The project outcomes would be especially helpful in situations, where the remote teaching and learning are the best forms of educating. 

Expected Effect 

Our methodology and software create a multidimensional, multisensory and intelligent virtual environment, which provides the participants with a composition of multiple perspectives and degrees of freedom for personalization, navigation, interaction and collaboration. 

For our business partners, it would enable creating meaningful insights and intuition, speeding up the contextualization of raw data and the data-based decision-making process, while keeping the data processing transparent and the solutions ethical. 

For our students, it would facilitate cognitive functions and promote active learning, with better results in shorter time and higher motivation. 

Contribution to the improvement is expected also from the associated necessity of revising and updating the existing teaching models and learning practice. 
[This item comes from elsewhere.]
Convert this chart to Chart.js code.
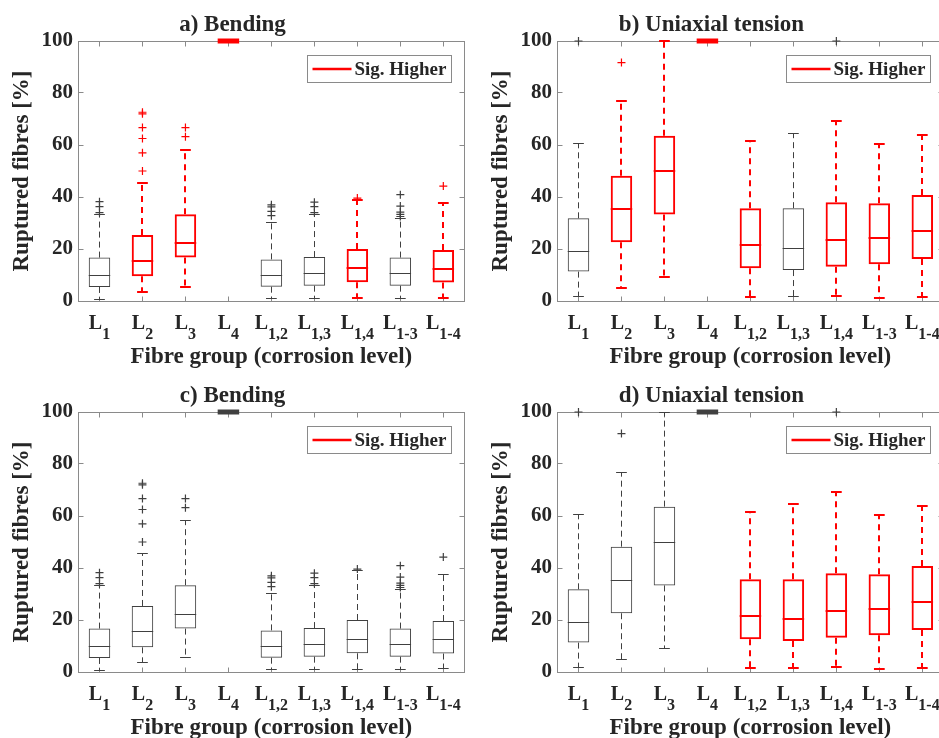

The teachers would benefit from the diversity of opportunities for teaching and researching, as well as from exciting inspiration, higher satisfaction and extended experience. 

Measurement 

There are numerous factors that can impact the positive effect of the project results, and each of them can be measured differently.  First, we need to identify the most important factors, then to define appropriate measures, and then to apply the measures for assessing the impact. The selection of variables and measures is task of designing the experiments.  

The overall effect of applying the project results will be validated in practice and measured with usability criteria for effectiveness, efficiency, and usefulness.